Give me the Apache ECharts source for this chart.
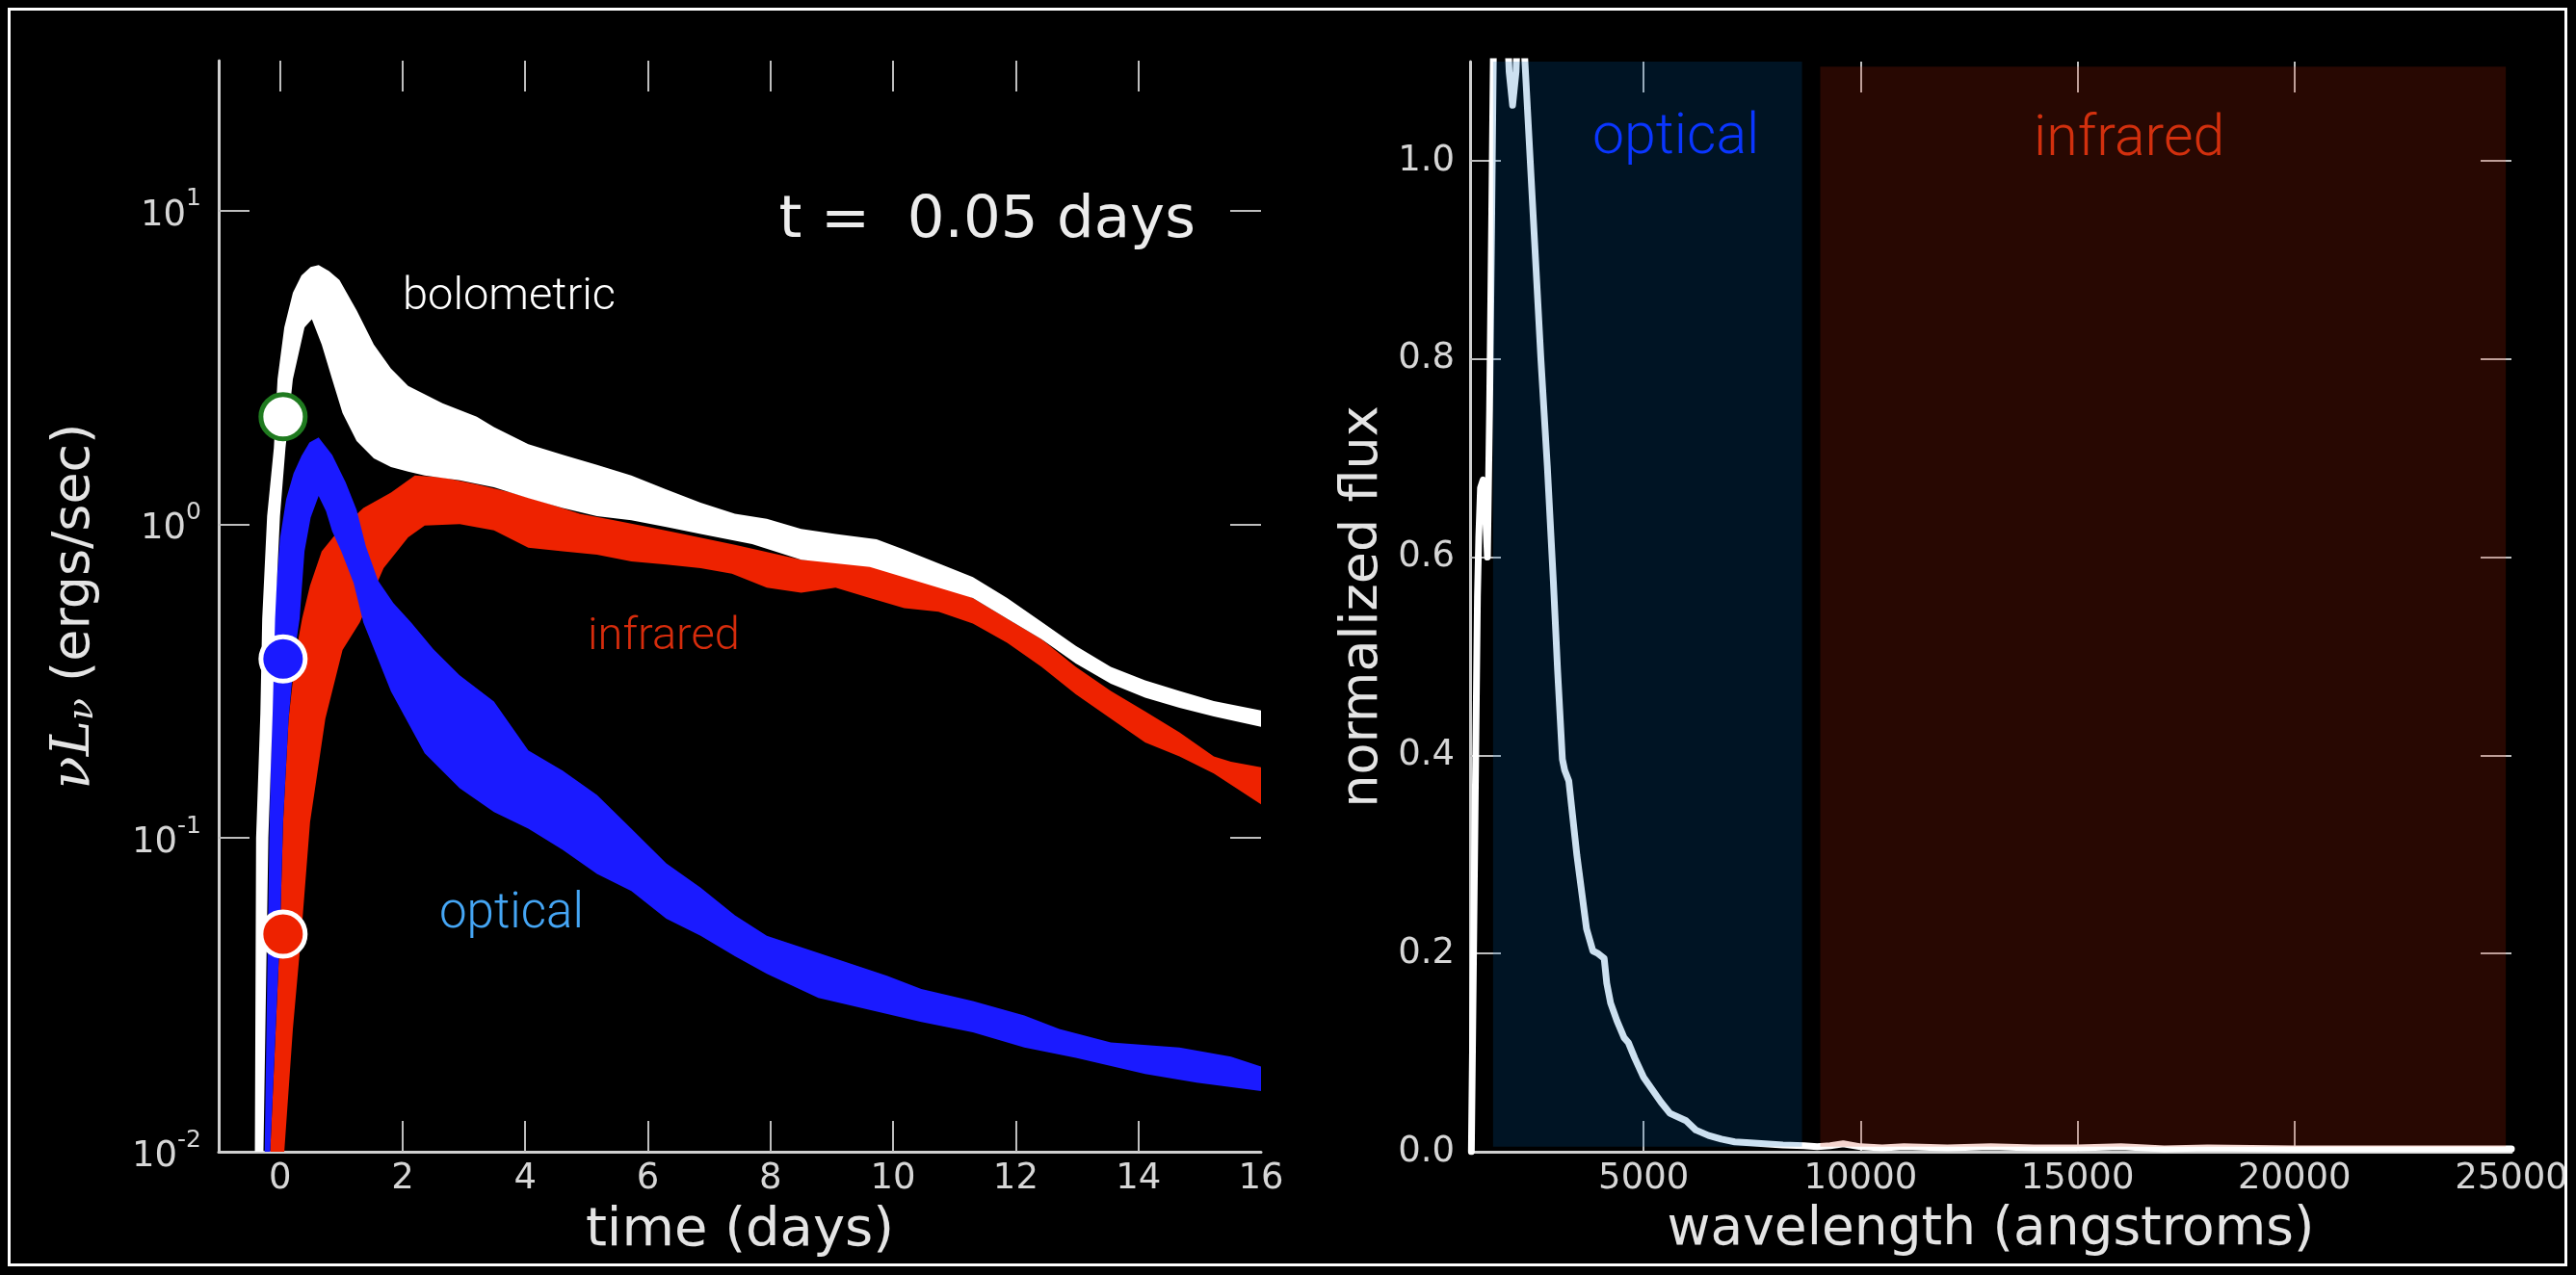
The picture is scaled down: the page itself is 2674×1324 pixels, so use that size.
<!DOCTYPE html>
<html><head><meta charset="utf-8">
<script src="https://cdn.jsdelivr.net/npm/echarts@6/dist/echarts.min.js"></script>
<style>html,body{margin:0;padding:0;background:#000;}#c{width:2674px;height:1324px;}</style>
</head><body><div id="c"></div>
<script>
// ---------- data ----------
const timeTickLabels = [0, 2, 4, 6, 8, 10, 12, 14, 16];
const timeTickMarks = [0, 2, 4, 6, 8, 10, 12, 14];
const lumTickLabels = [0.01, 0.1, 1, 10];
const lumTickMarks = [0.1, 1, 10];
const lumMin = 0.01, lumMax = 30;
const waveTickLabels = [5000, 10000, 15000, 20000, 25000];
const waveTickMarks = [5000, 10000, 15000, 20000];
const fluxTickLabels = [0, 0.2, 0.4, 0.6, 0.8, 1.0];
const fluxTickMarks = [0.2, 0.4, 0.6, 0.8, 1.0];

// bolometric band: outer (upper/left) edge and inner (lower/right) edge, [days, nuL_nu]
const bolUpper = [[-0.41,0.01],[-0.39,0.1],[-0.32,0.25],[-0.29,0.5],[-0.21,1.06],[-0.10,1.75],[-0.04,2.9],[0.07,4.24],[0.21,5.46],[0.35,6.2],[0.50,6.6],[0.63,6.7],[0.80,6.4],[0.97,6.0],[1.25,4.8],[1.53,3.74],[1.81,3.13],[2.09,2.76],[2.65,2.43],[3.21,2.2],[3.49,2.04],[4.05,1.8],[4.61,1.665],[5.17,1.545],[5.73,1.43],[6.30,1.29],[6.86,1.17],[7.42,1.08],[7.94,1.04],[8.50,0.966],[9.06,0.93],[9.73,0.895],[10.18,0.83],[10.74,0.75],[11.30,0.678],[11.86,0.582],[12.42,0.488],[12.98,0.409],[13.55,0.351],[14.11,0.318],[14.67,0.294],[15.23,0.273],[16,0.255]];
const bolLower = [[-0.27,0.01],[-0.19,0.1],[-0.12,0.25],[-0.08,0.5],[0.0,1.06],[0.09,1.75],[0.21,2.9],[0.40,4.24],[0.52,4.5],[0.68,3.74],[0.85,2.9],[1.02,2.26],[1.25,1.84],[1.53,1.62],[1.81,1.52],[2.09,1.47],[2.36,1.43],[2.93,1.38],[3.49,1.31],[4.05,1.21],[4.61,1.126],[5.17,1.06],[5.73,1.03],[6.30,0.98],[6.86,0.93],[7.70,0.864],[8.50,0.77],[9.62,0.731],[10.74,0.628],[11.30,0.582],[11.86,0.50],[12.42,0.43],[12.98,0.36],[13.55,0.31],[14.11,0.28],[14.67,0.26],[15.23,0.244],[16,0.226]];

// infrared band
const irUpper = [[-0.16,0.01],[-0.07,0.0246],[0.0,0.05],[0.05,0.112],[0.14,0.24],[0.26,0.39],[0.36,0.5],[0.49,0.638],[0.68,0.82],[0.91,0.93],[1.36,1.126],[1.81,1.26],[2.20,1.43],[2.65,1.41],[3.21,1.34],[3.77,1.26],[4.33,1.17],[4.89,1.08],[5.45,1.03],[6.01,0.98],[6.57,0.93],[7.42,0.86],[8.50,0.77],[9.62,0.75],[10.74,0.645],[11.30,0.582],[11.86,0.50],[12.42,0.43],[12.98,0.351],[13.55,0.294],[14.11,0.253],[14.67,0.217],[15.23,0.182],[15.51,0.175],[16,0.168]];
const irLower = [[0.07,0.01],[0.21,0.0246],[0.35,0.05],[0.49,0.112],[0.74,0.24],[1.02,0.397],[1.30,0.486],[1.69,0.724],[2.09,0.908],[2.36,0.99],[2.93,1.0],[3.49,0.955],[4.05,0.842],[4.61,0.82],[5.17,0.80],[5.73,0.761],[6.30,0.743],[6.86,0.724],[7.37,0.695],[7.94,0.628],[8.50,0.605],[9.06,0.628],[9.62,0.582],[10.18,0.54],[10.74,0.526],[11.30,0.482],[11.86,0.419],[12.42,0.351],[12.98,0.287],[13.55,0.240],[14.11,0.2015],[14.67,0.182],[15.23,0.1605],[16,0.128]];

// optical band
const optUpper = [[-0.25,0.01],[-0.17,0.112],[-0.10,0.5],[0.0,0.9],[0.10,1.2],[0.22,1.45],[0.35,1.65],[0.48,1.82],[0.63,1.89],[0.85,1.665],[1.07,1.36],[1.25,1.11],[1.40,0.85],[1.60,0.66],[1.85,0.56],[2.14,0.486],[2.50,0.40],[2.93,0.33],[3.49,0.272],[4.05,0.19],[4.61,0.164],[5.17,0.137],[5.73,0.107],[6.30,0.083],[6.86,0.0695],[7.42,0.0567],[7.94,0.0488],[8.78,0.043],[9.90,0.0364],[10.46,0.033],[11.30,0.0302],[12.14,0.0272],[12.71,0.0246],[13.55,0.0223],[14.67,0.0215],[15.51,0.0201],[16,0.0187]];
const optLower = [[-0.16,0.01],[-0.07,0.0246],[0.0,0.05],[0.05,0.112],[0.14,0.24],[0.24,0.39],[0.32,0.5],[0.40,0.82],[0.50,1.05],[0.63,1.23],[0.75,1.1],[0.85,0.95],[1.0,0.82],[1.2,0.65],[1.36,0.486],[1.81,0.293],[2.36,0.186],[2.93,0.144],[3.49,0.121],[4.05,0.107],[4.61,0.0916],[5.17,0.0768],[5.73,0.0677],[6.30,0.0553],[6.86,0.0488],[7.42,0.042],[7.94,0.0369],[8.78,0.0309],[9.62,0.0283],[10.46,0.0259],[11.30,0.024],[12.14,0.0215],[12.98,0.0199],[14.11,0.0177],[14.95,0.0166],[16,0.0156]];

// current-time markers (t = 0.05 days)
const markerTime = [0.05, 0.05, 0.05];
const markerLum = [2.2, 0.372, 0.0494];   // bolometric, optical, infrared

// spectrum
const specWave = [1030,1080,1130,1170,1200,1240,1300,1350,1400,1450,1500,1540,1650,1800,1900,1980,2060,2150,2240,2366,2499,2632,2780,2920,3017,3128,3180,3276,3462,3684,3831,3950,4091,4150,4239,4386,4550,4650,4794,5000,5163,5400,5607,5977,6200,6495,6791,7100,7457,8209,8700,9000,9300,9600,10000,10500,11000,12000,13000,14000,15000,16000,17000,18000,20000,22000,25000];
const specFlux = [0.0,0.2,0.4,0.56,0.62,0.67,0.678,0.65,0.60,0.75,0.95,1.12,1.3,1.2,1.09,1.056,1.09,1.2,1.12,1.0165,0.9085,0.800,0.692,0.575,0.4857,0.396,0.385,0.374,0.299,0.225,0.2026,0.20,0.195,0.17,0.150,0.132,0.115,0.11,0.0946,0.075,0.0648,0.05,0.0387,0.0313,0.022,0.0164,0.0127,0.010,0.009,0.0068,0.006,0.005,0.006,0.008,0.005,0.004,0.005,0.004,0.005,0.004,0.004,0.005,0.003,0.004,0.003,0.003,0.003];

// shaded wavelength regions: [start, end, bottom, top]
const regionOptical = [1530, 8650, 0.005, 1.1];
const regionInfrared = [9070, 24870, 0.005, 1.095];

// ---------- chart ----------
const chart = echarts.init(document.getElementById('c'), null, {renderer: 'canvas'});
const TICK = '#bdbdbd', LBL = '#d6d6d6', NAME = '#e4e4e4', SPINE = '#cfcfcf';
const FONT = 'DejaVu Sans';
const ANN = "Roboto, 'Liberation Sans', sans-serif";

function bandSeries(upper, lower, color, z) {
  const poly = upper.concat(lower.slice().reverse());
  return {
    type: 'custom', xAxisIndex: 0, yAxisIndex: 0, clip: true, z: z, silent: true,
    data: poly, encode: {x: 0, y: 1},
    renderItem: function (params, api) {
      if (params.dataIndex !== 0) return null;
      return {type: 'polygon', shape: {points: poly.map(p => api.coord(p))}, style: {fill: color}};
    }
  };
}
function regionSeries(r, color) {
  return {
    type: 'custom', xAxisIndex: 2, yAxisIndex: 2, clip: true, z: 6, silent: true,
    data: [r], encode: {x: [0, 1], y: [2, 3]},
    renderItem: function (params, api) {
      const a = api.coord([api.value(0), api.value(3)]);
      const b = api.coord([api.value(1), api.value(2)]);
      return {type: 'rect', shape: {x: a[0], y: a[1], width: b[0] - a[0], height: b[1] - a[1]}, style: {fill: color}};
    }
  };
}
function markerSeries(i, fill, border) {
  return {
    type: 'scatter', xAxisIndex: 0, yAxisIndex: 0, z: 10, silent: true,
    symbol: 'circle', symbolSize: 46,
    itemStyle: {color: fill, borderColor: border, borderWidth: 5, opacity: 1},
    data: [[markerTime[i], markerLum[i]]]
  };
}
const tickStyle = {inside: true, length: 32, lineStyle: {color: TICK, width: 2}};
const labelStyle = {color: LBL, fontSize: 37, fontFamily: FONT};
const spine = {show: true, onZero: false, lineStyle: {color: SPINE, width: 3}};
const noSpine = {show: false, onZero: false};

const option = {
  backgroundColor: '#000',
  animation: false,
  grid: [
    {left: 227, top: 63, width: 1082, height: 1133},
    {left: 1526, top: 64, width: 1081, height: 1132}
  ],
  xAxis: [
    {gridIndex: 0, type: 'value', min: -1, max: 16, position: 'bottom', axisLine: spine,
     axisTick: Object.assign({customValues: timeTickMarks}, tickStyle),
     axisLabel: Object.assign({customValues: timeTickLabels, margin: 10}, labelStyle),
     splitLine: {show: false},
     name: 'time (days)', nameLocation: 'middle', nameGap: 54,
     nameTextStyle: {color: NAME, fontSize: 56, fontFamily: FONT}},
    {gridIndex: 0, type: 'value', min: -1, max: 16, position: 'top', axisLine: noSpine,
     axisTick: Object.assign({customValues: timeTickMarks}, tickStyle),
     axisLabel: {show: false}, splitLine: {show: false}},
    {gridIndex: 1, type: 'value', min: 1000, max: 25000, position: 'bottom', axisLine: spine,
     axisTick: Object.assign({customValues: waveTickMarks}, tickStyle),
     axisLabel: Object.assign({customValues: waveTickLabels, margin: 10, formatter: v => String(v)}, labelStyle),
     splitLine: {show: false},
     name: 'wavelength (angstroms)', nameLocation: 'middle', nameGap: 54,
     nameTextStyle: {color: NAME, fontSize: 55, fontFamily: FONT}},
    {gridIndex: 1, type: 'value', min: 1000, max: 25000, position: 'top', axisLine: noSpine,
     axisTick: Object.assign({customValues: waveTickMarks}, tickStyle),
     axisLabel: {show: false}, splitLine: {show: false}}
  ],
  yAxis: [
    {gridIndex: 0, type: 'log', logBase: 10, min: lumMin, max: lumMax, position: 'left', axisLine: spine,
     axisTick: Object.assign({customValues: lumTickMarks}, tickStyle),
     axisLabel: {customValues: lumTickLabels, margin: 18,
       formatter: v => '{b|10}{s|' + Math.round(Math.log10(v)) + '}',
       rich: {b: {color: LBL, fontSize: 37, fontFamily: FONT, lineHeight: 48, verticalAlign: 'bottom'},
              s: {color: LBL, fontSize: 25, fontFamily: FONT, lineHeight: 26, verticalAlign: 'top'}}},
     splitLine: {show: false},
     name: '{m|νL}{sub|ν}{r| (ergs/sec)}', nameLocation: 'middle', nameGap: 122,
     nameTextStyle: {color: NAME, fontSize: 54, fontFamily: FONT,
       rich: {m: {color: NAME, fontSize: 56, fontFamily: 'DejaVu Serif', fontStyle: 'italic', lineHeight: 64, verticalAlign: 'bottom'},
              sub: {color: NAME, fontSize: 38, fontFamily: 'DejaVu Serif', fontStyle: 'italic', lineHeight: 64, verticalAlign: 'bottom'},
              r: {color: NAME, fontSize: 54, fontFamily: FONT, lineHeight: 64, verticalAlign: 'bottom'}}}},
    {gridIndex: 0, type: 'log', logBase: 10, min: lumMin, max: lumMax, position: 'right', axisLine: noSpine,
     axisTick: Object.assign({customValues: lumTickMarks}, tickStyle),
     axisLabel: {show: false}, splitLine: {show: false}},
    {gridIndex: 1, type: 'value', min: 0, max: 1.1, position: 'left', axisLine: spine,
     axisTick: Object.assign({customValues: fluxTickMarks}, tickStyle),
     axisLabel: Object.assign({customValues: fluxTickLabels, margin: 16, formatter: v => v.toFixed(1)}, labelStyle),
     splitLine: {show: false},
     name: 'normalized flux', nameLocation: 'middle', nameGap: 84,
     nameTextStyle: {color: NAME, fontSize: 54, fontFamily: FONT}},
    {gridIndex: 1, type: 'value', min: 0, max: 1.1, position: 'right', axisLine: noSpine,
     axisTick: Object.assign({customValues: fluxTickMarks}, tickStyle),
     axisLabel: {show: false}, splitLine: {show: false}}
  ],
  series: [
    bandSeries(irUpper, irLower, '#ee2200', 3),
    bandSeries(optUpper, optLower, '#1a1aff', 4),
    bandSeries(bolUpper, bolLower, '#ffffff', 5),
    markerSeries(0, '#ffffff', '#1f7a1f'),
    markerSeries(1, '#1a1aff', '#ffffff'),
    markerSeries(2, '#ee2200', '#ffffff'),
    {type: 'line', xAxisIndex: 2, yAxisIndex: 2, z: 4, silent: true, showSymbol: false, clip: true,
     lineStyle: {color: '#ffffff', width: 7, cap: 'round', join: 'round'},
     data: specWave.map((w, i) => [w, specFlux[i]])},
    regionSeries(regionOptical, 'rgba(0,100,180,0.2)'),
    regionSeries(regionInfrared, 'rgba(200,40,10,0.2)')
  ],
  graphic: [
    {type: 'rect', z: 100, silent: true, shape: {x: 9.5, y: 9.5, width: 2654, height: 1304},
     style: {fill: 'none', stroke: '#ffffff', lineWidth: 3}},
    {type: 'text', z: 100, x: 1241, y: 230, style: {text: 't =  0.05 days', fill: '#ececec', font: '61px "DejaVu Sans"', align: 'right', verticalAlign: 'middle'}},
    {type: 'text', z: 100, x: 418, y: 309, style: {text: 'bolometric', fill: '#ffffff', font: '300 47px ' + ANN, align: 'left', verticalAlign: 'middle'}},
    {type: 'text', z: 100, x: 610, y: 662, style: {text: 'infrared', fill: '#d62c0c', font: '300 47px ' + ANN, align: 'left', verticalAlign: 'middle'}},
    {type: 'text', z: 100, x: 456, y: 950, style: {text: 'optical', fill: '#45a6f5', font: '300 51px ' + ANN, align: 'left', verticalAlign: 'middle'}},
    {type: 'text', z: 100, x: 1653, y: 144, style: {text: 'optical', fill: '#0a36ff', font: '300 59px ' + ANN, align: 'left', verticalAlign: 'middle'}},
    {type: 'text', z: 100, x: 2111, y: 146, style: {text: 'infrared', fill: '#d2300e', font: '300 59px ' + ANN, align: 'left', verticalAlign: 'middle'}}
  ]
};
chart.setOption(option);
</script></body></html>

EXERCISE DETAILS:
Pictures are excluded: retype only the lines from the beginning of the listing above through the line with "const fluxTickMarks = [0.2, 0.4, 0.6, 0.8, 1.0];", both included.

FULL OUTPUT:
Give me the Apache ECharts source for this chart.
The picture is scaled down: the page itself is 2674×1324 pixels, so use that size.
<!DOCTYPE html>
<html><head><meta charset="utf-8">
<script src="https://cdn.jsdelivr.net/npm/echarts@6/dist/echarts.min.js"></script>
<style>html,body{margin:0;padding:0;background:#000;}#c{width:2674px;height:1324px;}</style>
</head><body><div id="c"></div>
<script>
// ---------- data ----------
const timeTickLabels = [0, 2, 4, 6, 8, 10, 12, 14, 16];
const timeTickMarks = [0, 2, 4, 6, 8, 10, 12, 14];
const lumTickLabels = [0.01, 0.1, 1, 10];
const lumTickMarks = [0.1, 1, 10];
const lumMin = 0.01, lumMax = 30;
const waveTickLabels = [5000, 10000, 15000, 20000, 25000];
const waveTickMarks = [5000, 10000, 15000, 20000];
const fluxTickLabels = [0, 0.2, 0.4, 0.6, 0.8, 1.0];
const fluxTickMarks = [0.2, 0.4, 0.6, 0.8, 1.0];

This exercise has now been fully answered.